DATA FOR THIS EXERCISE>
==========
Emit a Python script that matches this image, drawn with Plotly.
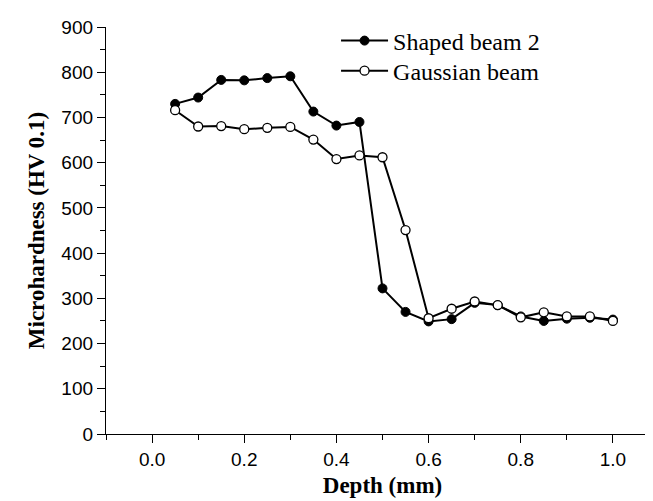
import plotly.graph_objects as go

depth = [0.05, 0.10, 0.15, 0.20, 0.25, 0.30, 0.35, 0.40, 0.45, 0.50,
         0.55, 0.60, 0.65, 0.70, 0.75, 0.80, 0.85, 0.90, 0.95, 1.00]
shaped_beam_2 = [730, 744, 783, 782, 787, 791, 713, 682, 690, 322,
                 270, 249, 254, 290, 285, 260, 250, 255, 257, 253]
gaussian_beam = [716, 680, 681, 674, 677, 679, 651, 608, 616, 612,
                 451, 256, 277, 293, 285, 258, 269, 260, 260, 250]

x_ticks = [0.0, 0.2, 0.4, 0.6, 0.8, 1.0]
x_tick_labels = ["0.0", "0.2", "0.4", "0.6", "0.8", "1.0"]
y_ticks = [0, 100, 200, 300, 400, 500, 600, 700, 800, 900]

fig = go.Figure()
fig.add_trace(go.Scatter(
    x=depth, y=shaped_beam_2, name="Shaped beam 2", mode="lines+markers",
    line=dict(color="black", width=2),
    marker=dict(symbol="circle", size=9, color="black", line=dict(color="black", width=1)),
    legend="legend",
))
fig.add_trace(go.Scatter(
    x=depth, y=gaussian_beam, name="Gaussian beam", mode="lines+markers",
    line=dict(color="black", width=2),
    marker=dict(symbol="circle", size=9, color="white", line=dict(color="black", width=1.3)),
    legend="legend2",
))

axis_common = dict(
    showline=True, linecolor="black", linewidth=1.3, mirror=False,
    showgrid=False, zeroline=False, ticks="outside", ticklen=8, tickwidth=1.3,
    tickcolor="black", tickfont=dict(family="Liberation Sans, Arial", size=19, color="black"),
)

fig.update_xaxes(
    range=[-0.1, 1.1], tickvals=x_ticks, ticktext=x_tick_labels,
    minor=dict(ticks="outside", dtick=0.1, tick0=0, ticklen=5, tickwidth=1.3, tickcolor="black"),
    title=dict(text="<b>Depth (mm)</b>", font=dict(family="Liberation Serif, Times New Roman", size=23, color="black"), standoff=7),
    **axis_common,
)
fig.update_yaxes(
    range=[0, 900], tickvals=y_ticks,
    minor=dict(ticks="outside", dtick=50, tick0=0, ticklen=5, tickwidth=1.3, tickcolor="black"),
    title=dict(text="<b>Microhardness (HV 0.1)</b>", font=dict(family="Liberation Serif, Times New Roman", size=23, color="black"), standoff=10),
    **axis_common,
)

legend_font = dict(family="Liberation Serif, Times New Roman", size=24, color="black")
fig.update_layout(
    width=653, height=501,
    margin=dict(l=98, r=2, t=19, b=75, pad=0),
    paper_bgcolor="white", plot_bgcolor="white",
    showlegend=True,
    legend=dict(x=0.416, y=0.9656, xanchor="left", yanchor="middle",
                bgcolor="rgba(0,0,0,0)", borderwidth=0, font=legend_font, itemwidth=47),
    legend2=dict(x=0.416, y=0.8918, xanchor="left", yanchor="middle",
                 bgcolor="rgba(0,0,0,0)", borderwidth=0, font=legend_font, itemwidth=47),
)

fig.write_html("out.html")
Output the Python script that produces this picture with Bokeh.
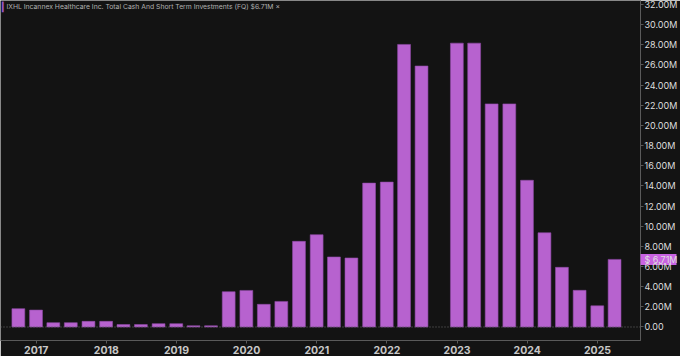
==========
WHAT TO PRODUCE>
Scan the records above and report how many lines include the word "script", without any other text.

OUTPUT OF THE TASK>
2